# [GIVEN REQUEST]
In the entries below, identify every line with the string "this" and copy it.

# [TASK DATA]

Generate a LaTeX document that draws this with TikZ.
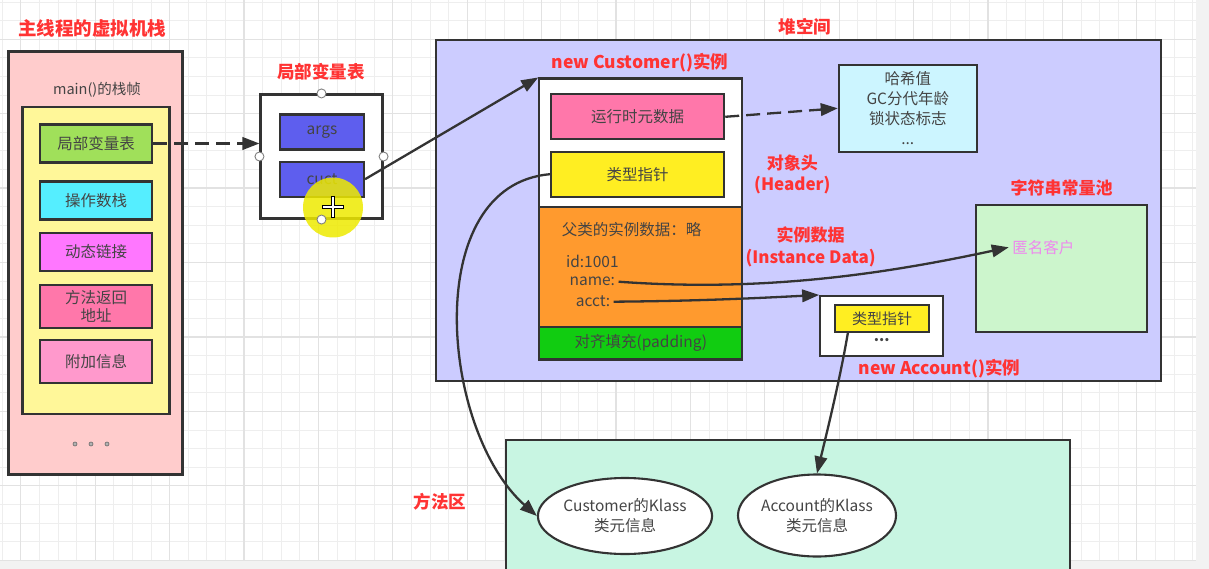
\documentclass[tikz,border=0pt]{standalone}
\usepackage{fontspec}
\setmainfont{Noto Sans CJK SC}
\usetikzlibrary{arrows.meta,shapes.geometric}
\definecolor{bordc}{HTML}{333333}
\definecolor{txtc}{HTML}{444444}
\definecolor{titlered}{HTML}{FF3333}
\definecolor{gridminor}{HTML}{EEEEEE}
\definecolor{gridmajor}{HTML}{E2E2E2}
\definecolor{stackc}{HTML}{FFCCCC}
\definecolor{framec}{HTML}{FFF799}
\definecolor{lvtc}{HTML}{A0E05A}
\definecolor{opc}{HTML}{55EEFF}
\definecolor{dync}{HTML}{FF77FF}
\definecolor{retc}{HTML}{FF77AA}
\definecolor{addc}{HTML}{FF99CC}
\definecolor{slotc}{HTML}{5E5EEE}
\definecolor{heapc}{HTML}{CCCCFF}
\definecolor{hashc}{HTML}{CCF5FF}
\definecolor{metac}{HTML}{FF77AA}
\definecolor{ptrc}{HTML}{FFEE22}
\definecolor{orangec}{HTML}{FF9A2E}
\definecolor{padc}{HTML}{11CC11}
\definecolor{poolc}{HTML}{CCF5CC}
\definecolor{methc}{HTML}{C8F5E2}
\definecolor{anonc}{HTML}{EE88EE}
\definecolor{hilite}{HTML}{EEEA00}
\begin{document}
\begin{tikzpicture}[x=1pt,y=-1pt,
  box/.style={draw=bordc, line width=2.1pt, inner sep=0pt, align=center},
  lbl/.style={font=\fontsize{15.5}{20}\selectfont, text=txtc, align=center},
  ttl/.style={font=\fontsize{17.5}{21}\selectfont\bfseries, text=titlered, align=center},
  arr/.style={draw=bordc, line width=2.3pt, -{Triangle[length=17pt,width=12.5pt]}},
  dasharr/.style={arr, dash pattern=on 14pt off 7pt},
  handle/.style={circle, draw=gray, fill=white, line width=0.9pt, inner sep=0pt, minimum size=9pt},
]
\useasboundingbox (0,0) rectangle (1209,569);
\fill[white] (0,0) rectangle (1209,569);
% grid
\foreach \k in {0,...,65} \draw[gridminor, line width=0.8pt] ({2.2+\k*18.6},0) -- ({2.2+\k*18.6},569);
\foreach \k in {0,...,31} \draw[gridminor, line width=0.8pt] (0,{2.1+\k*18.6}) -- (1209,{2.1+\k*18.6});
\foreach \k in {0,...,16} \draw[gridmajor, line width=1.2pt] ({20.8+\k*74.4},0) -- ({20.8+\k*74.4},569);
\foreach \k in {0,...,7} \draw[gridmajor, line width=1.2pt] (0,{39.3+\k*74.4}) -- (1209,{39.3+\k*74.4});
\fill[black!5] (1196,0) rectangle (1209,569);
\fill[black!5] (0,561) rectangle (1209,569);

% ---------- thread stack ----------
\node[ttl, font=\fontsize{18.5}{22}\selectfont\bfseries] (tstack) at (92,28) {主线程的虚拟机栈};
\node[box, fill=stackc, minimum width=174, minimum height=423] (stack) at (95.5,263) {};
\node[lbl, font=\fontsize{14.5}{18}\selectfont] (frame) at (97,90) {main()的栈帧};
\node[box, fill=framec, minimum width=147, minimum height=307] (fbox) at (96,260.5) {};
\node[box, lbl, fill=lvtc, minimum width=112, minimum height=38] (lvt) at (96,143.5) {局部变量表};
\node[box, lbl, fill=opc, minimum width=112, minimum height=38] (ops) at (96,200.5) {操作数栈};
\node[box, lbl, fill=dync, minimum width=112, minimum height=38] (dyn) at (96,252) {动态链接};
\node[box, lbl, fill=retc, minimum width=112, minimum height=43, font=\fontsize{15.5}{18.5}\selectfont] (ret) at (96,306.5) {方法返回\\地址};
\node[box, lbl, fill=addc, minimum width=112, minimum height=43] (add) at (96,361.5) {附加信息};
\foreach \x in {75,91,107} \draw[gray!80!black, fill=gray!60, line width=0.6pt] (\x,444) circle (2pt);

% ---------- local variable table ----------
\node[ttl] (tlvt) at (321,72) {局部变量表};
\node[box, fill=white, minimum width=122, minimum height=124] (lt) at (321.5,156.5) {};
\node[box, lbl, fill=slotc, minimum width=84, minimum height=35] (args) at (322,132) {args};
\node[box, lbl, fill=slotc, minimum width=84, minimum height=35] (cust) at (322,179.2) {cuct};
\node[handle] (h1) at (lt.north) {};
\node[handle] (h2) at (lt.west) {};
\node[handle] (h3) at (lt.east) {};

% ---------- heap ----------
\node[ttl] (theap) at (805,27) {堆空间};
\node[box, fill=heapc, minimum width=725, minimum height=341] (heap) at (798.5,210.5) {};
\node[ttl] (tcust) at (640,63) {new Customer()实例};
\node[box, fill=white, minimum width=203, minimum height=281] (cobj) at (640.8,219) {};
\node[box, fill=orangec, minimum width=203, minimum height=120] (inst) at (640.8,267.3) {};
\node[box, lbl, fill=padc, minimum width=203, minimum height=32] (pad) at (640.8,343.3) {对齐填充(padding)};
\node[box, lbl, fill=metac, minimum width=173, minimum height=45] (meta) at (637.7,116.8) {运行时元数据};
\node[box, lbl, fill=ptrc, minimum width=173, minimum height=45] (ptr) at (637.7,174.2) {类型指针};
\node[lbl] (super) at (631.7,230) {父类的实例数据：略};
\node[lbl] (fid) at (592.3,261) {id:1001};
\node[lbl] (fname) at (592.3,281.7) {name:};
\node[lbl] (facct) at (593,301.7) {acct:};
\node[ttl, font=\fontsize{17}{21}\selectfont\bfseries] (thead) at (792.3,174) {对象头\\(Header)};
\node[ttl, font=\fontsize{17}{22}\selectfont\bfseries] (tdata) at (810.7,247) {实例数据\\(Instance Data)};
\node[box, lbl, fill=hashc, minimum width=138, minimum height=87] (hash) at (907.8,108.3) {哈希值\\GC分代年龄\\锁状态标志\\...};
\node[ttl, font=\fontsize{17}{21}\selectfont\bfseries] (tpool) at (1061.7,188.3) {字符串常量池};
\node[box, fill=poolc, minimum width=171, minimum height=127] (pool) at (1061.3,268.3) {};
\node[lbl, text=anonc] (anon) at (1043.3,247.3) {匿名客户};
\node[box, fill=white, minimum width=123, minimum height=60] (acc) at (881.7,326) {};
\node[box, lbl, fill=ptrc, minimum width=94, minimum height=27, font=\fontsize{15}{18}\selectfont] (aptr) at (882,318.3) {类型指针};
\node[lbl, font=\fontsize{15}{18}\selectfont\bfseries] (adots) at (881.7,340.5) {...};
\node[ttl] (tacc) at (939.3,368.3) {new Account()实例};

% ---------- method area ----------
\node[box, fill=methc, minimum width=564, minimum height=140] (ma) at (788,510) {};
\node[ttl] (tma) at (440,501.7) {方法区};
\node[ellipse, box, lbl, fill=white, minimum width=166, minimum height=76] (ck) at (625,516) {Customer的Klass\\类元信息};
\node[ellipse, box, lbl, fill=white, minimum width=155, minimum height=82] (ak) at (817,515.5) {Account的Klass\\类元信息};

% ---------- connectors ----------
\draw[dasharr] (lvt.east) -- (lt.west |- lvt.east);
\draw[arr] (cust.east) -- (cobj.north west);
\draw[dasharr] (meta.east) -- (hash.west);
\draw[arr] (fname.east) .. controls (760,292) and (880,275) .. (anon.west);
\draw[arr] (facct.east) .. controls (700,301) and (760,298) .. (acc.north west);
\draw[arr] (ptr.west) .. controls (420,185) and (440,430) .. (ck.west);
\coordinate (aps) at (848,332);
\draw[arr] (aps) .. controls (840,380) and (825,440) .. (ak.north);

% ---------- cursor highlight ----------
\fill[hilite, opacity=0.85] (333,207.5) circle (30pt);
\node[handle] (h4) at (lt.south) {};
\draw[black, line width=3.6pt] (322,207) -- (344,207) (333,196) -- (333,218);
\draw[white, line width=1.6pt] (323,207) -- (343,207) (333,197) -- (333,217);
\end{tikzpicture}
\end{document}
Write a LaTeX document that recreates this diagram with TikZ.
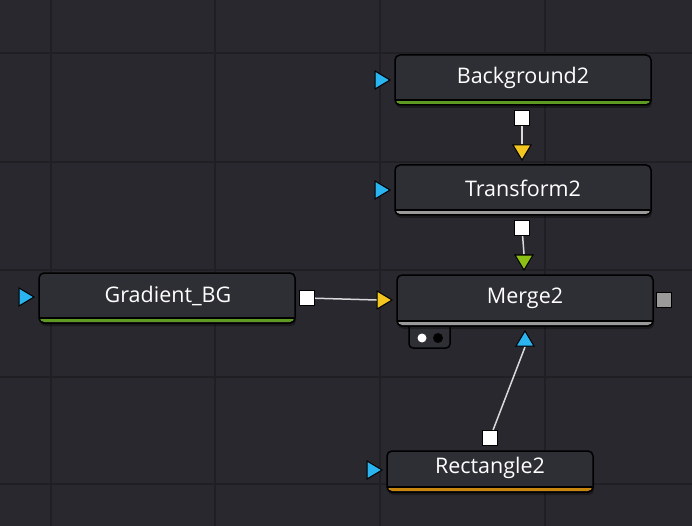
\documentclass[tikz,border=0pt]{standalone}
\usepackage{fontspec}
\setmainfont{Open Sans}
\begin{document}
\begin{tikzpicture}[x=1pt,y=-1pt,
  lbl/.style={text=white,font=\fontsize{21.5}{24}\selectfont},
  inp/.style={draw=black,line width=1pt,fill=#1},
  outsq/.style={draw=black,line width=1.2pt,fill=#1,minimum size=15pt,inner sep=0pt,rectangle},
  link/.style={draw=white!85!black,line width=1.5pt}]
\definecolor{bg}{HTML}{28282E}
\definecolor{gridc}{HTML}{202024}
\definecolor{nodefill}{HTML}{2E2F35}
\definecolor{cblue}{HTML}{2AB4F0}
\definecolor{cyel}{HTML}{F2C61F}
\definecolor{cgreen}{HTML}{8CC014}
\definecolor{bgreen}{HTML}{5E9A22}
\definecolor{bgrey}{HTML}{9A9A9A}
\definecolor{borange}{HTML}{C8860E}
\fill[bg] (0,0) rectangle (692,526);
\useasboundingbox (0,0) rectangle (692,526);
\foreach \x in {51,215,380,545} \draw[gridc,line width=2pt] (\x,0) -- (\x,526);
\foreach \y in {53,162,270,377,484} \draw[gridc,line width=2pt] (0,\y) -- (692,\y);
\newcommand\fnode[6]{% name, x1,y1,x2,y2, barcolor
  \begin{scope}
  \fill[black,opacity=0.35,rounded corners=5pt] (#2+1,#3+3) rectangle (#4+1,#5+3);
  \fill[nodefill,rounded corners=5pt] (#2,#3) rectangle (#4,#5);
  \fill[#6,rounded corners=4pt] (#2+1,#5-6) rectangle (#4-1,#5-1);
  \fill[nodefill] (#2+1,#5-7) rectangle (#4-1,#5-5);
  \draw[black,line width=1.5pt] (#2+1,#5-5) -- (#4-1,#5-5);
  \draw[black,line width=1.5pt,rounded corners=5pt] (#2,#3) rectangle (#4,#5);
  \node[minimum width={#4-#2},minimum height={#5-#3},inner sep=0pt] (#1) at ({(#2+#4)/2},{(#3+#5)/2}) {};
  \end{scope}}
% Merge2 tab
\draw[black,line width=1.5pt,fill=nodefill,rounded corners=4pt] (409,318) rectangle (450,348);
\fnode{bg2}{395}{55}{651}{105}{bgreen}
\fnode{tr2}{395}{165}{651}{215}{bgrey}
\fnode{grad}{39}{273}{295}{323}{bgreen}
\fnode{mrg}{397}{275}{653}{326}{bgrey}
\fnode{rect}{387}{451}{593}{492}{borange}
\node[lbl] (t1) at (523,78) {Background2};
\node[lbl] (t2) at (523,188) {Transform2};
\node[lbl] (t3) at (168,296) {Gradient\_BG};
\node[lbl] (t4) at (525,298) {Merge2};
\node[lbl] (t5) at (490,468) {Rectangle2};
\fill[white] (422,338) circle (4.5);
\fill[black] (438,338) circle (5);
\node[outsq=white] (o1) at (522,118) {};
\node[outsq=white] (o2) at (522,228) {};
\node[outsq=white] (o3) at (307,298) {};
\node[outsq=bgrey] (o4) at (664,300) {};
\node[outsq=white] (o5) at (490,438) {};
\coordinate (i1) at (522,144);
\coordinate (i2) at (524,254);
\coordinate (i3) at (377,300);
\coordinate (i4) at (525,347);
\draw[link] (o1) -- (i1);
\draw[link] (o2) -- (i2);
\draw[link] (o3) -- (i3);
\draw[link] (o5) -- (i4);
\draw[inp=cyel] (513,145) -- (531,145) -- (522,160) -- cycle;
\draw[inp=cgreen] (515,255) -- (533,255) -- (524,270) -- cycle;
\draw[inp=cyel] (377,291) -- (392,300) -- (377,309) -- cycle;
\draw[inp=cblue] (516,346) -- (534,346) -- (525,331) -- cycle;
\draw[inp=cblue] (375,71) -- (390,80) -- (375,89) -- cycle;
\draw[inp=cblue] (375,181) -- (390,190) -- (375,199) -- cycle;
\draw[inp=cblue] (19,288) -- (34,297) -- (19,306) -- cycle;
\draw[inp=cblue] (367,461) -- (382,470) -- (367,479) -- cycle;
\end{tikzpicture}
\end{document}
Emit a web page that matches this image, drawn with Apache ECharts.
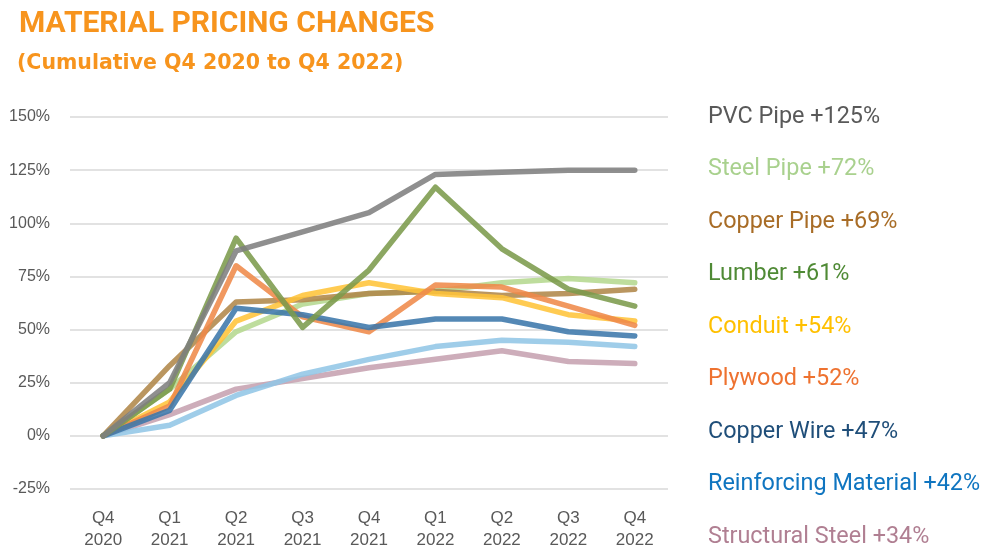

# [TASK ANSWER]
Generate a LaTeX document that draws this with TikZ.
Write a LaTeX document that recreates this diagram with TikZ.
Emit a web page that matches this image, drawn with Apache ECharts.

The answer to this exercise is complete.